Booming industry with razor-thin margins
The cannabis industry’s massive growth belies the fact that, due to a quirk of the federal tax code, legal cannabis businesses are taxed far more heavily than any other industry. Section 280E of the Internal Revenue Code says that a business engaged in the trade of a federally-illegal narcotic cannot deduct the normal business expenses that most companies can, such as marketing, rent, insurance, legal fees, etc. The only expense they can legally deduct is, ironically, the cost of goods sold (COGS)—the very thing the federal government considers illegal. That means Oregon retailers pay an effective tax rate anywhere from 50-70%.

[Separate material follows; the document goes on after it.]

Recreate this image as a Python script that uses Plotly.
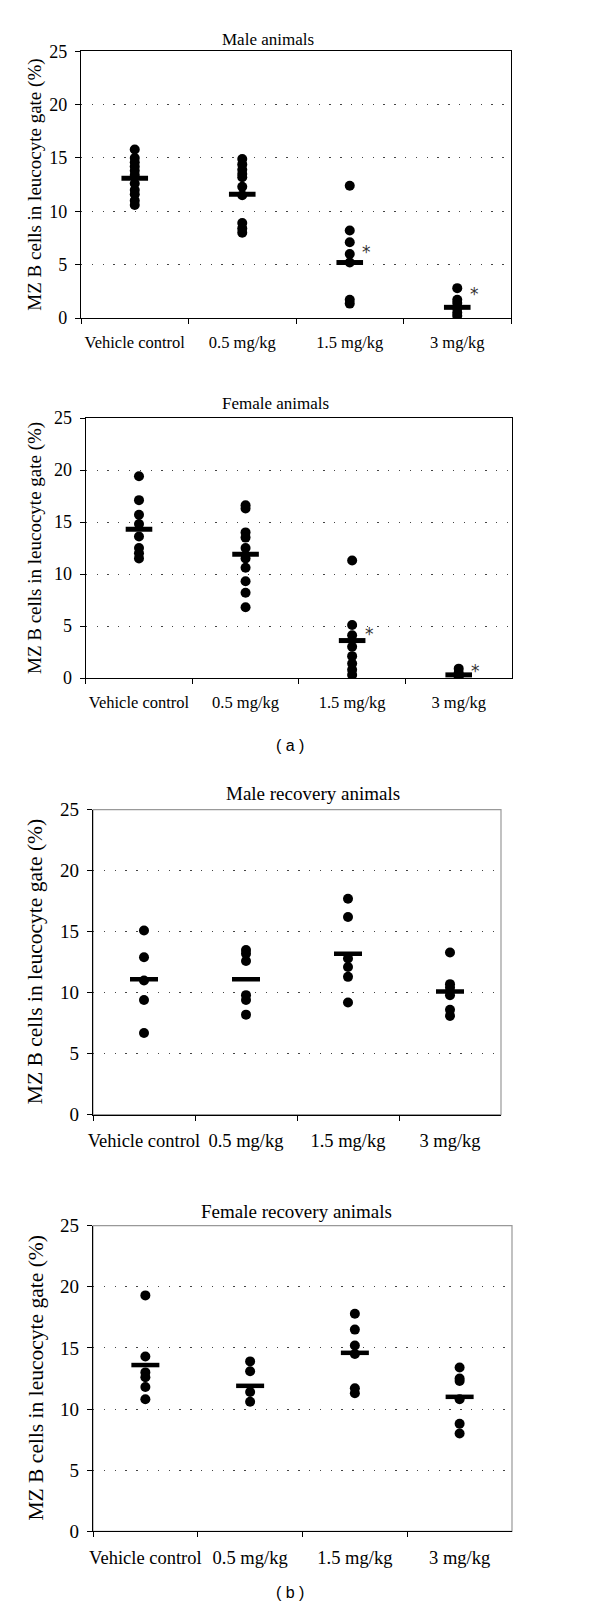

According to Whitney, because of this high tax burden, the “viability threshold” for a cannabis retailer in Oregon—the minimum gross sales needed to stay in business—is $2.4 million. Despite record sales of $1.1 billion in 2020, with more than 730 licensees competing for a share of that pie, the average retailer in the state made just $1.5 million.
Unless Oregon’s retail cannabis market can sustain its current growth rate while staving off proposed tax increases, the prospects look bleak for small players in this crowded field.
Prospects unclear for tax bills
At this point in the legislative session, the prospects for these tax bills are unclear. Republican delaying tactics—like insisting that the full text of bills be read aloud before they can move to a vote—and a 10-day shutdown of the state capitol building due to positive COVID tests–caused the House Revenue Committee to miss a key March 19 deadline.
That doesn’t mean the bills are dead yet, says Houlihan. “They could just as easily be moved over to the Ways and Means Committee,” which is exempt from that deadline, “and therefore could still be moved very rapidly at the end of session. So we’re still monitoring them very closely [and] doing everything we can to make sure that they don’t move forward.”